## What you are asked to do
Only the lines from the start of the data through the line with "ax2.set_aspect('auto')" belong in the copy. Restate them word for word, minus the pictures.

## Stored rows
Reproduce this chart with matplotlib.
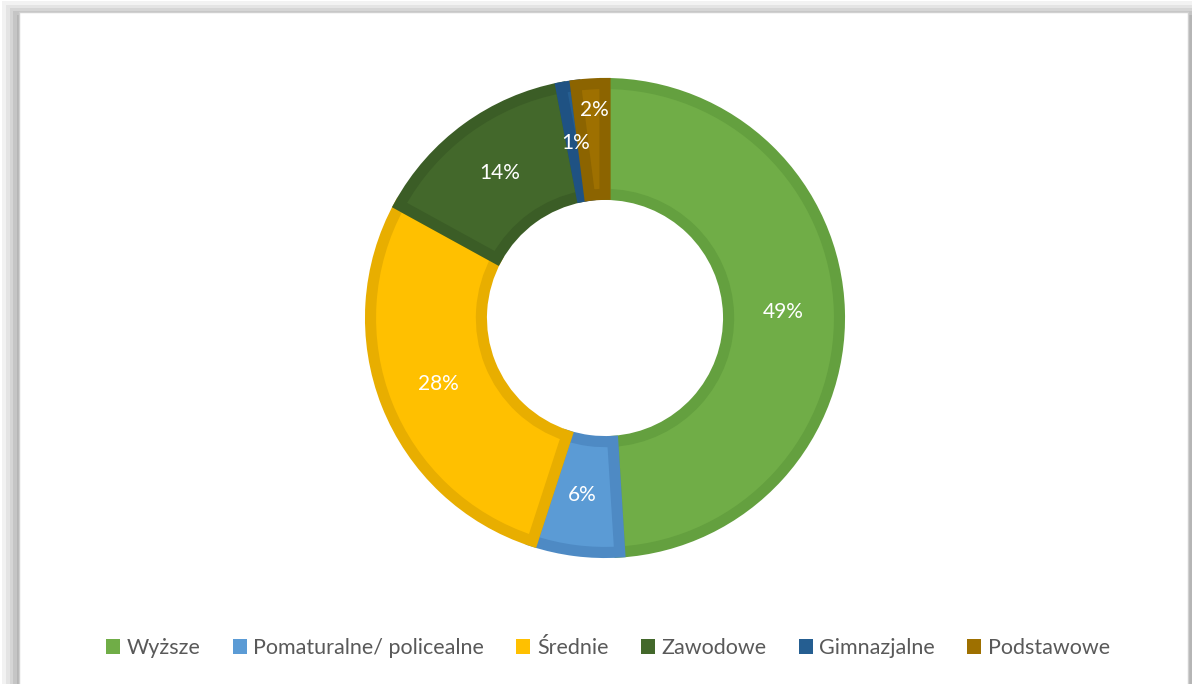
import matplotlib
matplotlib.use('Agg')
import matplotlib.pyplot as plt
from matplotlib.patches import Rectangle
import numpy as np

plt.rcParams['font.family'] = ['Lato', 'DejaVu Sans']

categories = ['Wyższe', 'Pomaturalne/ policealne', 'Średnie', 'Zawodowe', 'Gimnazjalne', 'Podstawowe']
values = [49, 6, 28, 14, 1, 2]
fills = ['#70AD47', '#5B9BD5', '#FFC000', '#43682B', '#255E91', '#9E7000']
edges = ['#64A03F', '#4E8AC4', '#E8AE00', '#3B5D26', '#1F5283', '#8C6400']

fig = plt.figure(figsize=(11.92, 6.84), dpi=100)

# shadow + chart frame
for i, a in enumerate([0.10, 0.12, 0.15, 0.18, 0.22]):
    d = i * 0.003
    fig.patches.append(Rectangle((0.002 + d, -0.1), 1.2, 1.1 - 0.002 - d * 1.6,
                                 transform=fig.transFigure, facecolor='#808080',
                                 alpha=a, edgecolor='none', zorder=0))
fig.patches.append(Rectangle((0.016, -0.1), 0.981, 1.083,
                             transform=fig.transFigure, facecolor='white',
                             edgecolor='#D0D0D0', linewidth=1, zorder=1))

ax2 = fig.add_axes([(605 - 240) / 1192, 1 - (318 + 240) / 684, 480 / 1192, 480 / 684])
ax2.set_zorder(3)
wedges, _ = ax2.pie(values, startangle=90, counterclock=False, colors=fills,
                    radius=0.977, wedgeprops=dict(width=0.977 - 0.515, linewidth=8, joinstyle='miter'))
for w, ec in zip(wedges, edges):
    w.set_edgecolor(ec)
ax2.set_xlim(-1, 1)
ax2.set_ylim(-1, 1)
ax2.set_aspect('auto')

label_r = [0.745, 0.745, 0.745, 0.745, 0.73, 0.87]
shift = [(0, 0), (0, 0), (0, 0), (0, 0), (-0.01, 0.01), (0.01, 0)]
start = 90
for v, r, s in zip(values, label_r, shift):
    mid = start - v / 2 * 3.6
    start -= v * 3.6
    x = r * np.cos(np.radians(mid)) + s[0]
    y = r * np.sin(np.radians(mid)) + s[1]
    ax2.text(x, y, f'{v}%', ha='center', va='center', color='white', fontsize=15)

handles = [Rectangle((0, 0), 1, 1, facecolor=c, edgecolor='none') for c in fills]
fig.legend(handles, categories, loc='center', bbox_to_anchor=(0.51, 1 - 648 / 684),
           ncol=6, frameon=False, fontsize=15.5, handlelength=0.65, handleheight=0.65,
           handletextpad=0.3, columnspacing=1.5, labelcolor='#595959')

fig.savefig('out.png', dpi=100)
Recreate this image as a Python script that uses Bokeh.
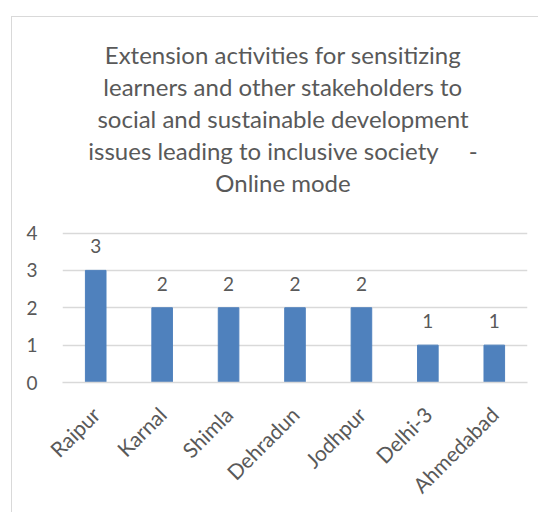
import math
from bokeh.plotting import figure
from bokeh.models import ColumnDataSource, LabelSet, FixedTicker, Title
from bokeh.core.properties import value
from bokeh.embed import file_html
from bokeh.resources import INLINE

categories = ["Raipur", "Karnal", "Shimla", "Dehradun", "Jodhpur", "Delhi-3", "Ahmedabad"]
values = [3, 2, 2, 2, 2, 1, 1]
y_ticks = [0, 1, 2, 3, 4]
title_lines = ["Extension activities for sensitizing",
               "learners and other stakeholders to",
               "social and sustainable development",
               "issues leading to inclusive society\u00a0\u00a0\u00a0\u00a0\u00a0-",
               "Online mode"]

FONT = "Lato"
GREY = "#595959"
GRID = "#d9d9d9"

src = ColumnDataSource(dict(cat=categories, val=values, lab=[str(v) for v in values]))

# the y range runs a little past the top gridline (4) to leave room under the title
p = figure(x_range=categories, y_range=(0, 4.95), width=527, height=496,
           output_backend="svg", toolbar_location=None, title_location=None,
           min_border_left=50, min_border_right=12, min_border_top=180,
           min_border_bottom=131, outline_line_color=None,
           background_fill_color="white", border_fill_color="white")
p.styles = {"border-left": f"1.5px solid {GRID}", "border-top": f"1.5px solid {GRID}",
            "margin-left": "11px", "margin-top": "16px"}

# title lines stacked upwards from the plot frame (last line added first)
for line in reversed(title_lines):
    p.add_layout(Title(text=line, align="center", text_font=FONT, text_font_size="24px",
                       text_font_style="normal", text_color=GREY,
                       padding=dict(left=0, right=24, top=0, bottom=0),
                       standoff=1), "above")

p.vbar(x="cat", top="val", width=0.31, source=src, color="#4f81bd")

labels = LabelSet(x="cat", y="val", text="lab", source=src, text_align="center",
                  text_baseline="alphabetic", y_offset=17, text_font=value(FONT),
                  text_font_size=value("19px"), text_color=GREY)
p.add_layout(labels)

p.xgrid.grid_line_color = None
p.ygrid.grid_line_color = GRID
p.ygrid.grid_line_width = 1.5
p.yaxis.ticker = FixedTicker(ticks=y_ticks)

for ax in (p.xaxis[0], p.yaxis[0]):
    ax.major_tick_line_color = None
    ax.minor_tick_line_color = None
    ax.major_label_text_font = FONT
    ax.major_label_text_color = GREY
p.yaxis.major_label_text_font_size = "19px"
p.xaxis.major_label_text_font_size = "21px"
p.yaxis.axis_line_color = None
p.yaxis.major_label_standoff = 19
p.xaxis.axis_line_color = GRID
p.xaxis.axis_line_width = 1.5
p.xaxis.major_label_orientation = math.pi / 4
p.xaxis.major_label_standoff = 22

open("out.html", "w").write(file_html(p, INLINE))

## Answer to this task
Reproduce this chart with matplotlib.
import matplotlib
matplotlib.use('Agg')
import matplotlib.pyplot as plt
from matplotlib.patches import Rectangle
import numpy as np

plt.rcParams['font.family'] = ['Lato', 'DejaVu Sans']

categories = ['Wyższe', 'Pomaturalne/ policealne', 'Średnie', 'Zawodowe', 'Gimnazjalne', 'Podstawowe']
values = [49, 6, 28, 14, 1, 2]
fills = ['#70AD47', '#5B9BD5', '#FFC000', '#43682B', '#255E91', '#9E7000']
edges = ['#64A03F', '#4E8AC4', '#E8AE00', '#3B5D26', '#1F5283', '#8C6400']

fig = plt.figure(figsize=(11.92, 6.84), dpi=100)

# shadow + chart frame
for i, a in enumerate([0.10, 0.12, 0.15, 0.18, 0.22]):
    d = i * 0.003
    fig.patches.append(Rectangle((0.002 + d, -0.1), 1.2, 1.1 - 0.002 - d * 1.6,
                                 transform=fig.transFigure, facecolor='#808080',
                                 alpha=a, edgecolor='none', zorder=0))
fig.patches.append(Rectangle((0.016, -0.1), 0.981, 1.083,
                             transform=fig.transFigure, facecolor='white',
                             edgecolor='#D0D0D0', linewidth=1, zorder=1))

ax2 = fig.add_axes([(605 - 240) / 1192, 1 - (318 + 240) / 684, 480 / 1192, 480 / 684])
ax2.set_zorder(3)
wedges, _ = ax2.pie(values, startangle=90, counterclock=False, colors=fills,
                    radius=0.977, wedgeprops=dict(width=0.977 - 0.515, linewidth=8, joinstyle='miter'))
for w, ec in zip(wedges, edges):
    w.set_edgecolor(ec)
ax2.set_xlim(-1, 1)
ax2.set_ylim(-1, 1)
ax2.set_aspect('auto')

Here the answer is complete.